British motorcycling appears to have a grand prix star in waiting after the announcement that prodigious talent Rory Skinner will compete in a full campaign of the FIM Junior World Championship in 2016.
The 14-year old, who hails from Perth, Scotland, has received continued backing from the Racing Steps Foundation – the private non-profit fund that supports John McPhee – to compete in the Moto3 class aboard the KRP KTM, a team with whom he already has experience.
The announcement comes as just reward for a talent that exceeded all expectations in 2015 when competing in the Red Bull Rookies Cup, along with the Junior World Championship.
Skinner turned heads in the GP paddock with a pole position and two podium finishes in the final RBR round of the year at Aragon, where his leading of both races belied all of his 13 years.
The Scotsman's debut in the recently rebranded Junior World Championship was delayed, as he was forced to wait until he turned 14 before he could legally race in the final two rounds of the series.

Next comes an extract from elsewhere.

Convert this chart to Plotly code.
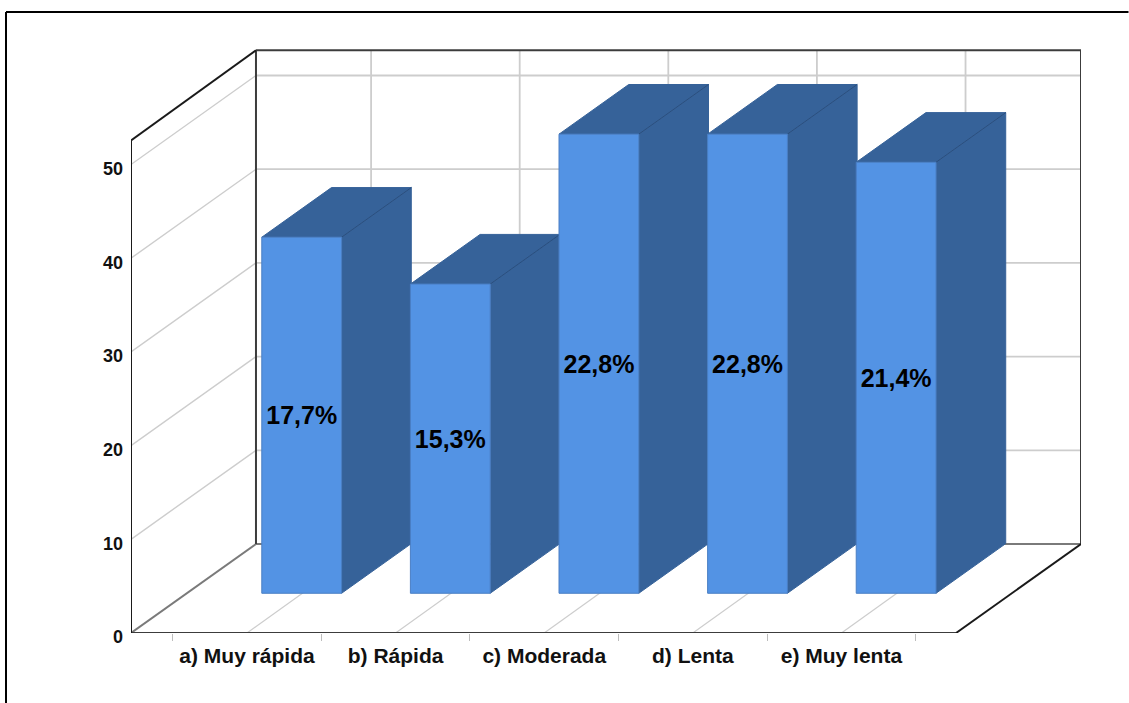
import plotly.graph_objects as go

# ---- data ----
categories = ["a) Muy rápida", "b) Rápida", "c) Moderada", "d) Lenta", "e) Muy lenta"]
counts = [38, 33, 49, 49, 46]
percent_labels = ["17,7%", "15,3%", "22,8%", "22,8%", "21,4%"]
y_ticks = [0, 10, 20, 30, 40, 50]

# ---- oblique projection settings, in axis units ----
X_LEFT, X_RIGHT = -0.7806, 5.612
Y_TOP_FRONT, Y_TOP_BACK, Y_RANGE_TOP = 52.56, 62.2, 62.33
X_FRONT_RIGHT = X_LEFT + 825 / 148.6
WALL_DX, WALL_DY = 0.841, 9.5
GRID_DX = 0.835
BAR_SHIFT, BAR_LIFT = 0.368, 4.24
BAR_WIDTH, BAR_DX, BAR_DY = 0.537, 0.469, 5.30

FRONT, SIDE = "#5393e4", "#366299"
FRONT_EDGE, SIDE_EDGE = "#4a7fc4", "#2b4f7e"
GRID = "#cdcdcd"
FONT = "Liberation Sans"

idx = list(range(len(categories)))
fig = go.Figure()


def segments(pairs, color, width):
    xs, ys = [], []
    for (x0, y0), (x1, y1) in pairs:
        xs += [x0, x1, None]
        ys += [y0, y1, None]
    fig.add_trace(go.Scatter(x=xs, y=ys, mode="lines", cliponaxis=False,
                             line=dict(color=color, width=width), hoverinfo="skip"))


# light grid on walls and floor
segments([((X_LEFT + WALL_DX, v + WALL_DY), (X_RIGHT, v + WALL_DY)) for v in y_ticks[1:]], GRID, 1.8)
segments([((X_LEFT, v), (X_LEFT + WALL_DX, v + WALL_DY)) for v in y_ticks[1:]], GRID, 1.4)
segments([((i + GRID_DX, WALL_DY), (i + GRID_DX, Y_TOP_BACK)) for i in idx], GRID, 1.8)
segments([((i, 0), (i + GRID_DX, WALL_DY)) for i in idx], GRID, 1.2)

# cage
segments([((X_LEFT + WALL_DX, WALL_DY), (X_RIGHT, WALL_DY)),
          ((X_LEFT, 0), (X_LEFT + WALL_DX, WALL_DY))], "#7a7a7a", 2)
segments([((X_LEFT + WALL_DX, WALL_DY), (X_LEFT + WALL_DX, Y_TOP_BACK)),
          ((X_LEFT + WALL_DX, Y_TOP_BACK), (X_RIGHT, Y_TOP_BACK)),
          ((X_RIGHT, WALL_DY), (X_RIGHT, Y_TOP_BACK)),
          ((X_LEFT, 0), (X_FRONT_RIGHT, 0))], "#3c3c3c", 2)
segments([((X_LEFT, 0), (X_LEFT, Y_TOP_FRONT)),
          ((X_LEFT, Y_TOP_FRONT), (X_LEFT + WALL_DX, Y_TOP_BACK)),
          ((X_FRONT_RIGHT, 0), (X_RIGHT, WALL_DY))], "#1a1a1a", 2)

# side and top faces of each bar
for i, c in zip(idx, counts):
    x0 = i + BAR_SHIFT - BAR_WIDTH / 2
    x1 = i + BAR_SHIFT + BAR_WIDTH / 2
    y0, y1 = BAR_LIFT, BAR_LIFT + c
    fig.add_trace(go.Scatter(
        x=[x1, x1 + BAR_DX, x1 + BAR_DX, x1, x1],
        y=[y0, y0 + BAR_DY, y1 + BAR_DY, y1, y0],
        mode="lines", fill="toself", fillcolor=SIDE, line=dict(color=SIDE, width=1), hoverinfo="skip"))
    fig.add_trace(go.Scatter(
        x=[x0, x1, x1 + BAR_DX, x0 + BAR_DX, x0],
        y=[y1, y1, y1 + BAR_DY, y1 + BAR_DY, y1],
        mode="lines", fill="toself", fillcolor=SIDE, line=dict(color=SIDE, width=1), hoverinfo="skip"))
    segments([((x1, y1), (x1 + BAR_DX, y1 + BAR_DY))], SIDE_EDGE, 1)

# front faces, on an overlaid copy of the axes so they stay above the sides
fig.add_trace(go.Bar(
    x=[i + BAR_SHIFT for i in idx], y=counts, base=BAR_LIFT, width=BAR_WIDTH,
    xaxis="x2", yaxis="y2",
    marker=dict(color=FRONT, line=dict(color=FRONT_EDGE, width=1)),
    text=percent_labels, textposition="inside", insidetextanchor="middle", textangle=0,
    constraintext="none",
    insidetextfont=dict(family=FONT, size=25, color="black", weight="bold"),
    hoverinfo="skip"))

fig.update_layout(
    width=1129, height=703, autosize=False,
    margin=dict(l=131, r=48, t=49, b=70, pad=0),
    paper_bgcolor="white", plot_bgcolor="white", showlegend=False, barmode="overlay",
    font=dict(family=FONT, color="#111"),
    xaxis=dict(range=[X_LEFT, X_RIGHT], tickmode="array", tickvals=idx, ticktext=categories,
               showgrid=False, zeroline=False, showline=False, ticks="", ticklen=0,
               ticklabelstandoff=8,
               tickfont=dict(family=FONT, size=21, color="#111", weight="bold"),
               minor=dict(tickmode="array", tickvals=[i - 0.5 for i in idx + [len(idx)]],
                          ticks="outside", ticklen=7, tickwidth=1, tickcolor="#bdbdbd", showgrid=False)),
    yaxis=dict(range=[0, Y_RANGE_TOP], tickmode="array", tickvals=y_ticks,
               showgrid=False, zeroline=False, showline=False, ticks="",
               ticklabelstandoff=7, ticklabelshift=4,
               tickfont=dict(family=FONT, size=18, color="#111", weight="bold")),
    xaxis2=dict(range=[X_LEFT, X_RIGHT], overlaying="x", visible=False),
    yaxis2=dict(range=[0, Y_RANGE_TOP], overlaying="y", visible=False),
    shapes=[
        dict(type="line", xref="paper", yref="paper", x0=-125 / 950, x1=1.05, y0=1.0634, y1=1.0634,
             line=dict(color="black", width=2)),
        dict(type="line", xref="paper", yref="paper", x0=-125 / 950, x1=-125 / 950, y0=1.0634, y1=-0.12,
             line=dict(color="black", width=2)),
    ],
)

fig.write_html("out.html", config={"displayModeBar": False},
               post_script="document.body.style.margin='0';document.body.style.overflow='hidden';")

Having laid a point-scoring base in both races in Jerez, Skinner took advantage of last-lap mayhem to score highly credible seventh and fifth places in a field that boasts world championship level machinery.
The eight round series that has races in Spain, France and Portugal, kicks off in Valencia on 17th April before finishing at the same circuit in November.
Skinner will also return to complete his second season in the Red Bull Rookies programme, one that will see him begin the year as one of the championship favourites.
"Rory is thoroughly deserving of the RSF's continued support," said RSF motorcycle racing co-ordinator Peter Ball. "Racing on the continent for the first time is a really tough undertaking for British riders.
“So for Rory to acclimatise so well to the fast, wide and flowing circuits in Spain in such a short space of time, and to give as good as he got racing against much older and more experienced riders, was no mean achievement.
"On the basis of what he's achieved this year both his and the RSF's expectations are high heading into 2016."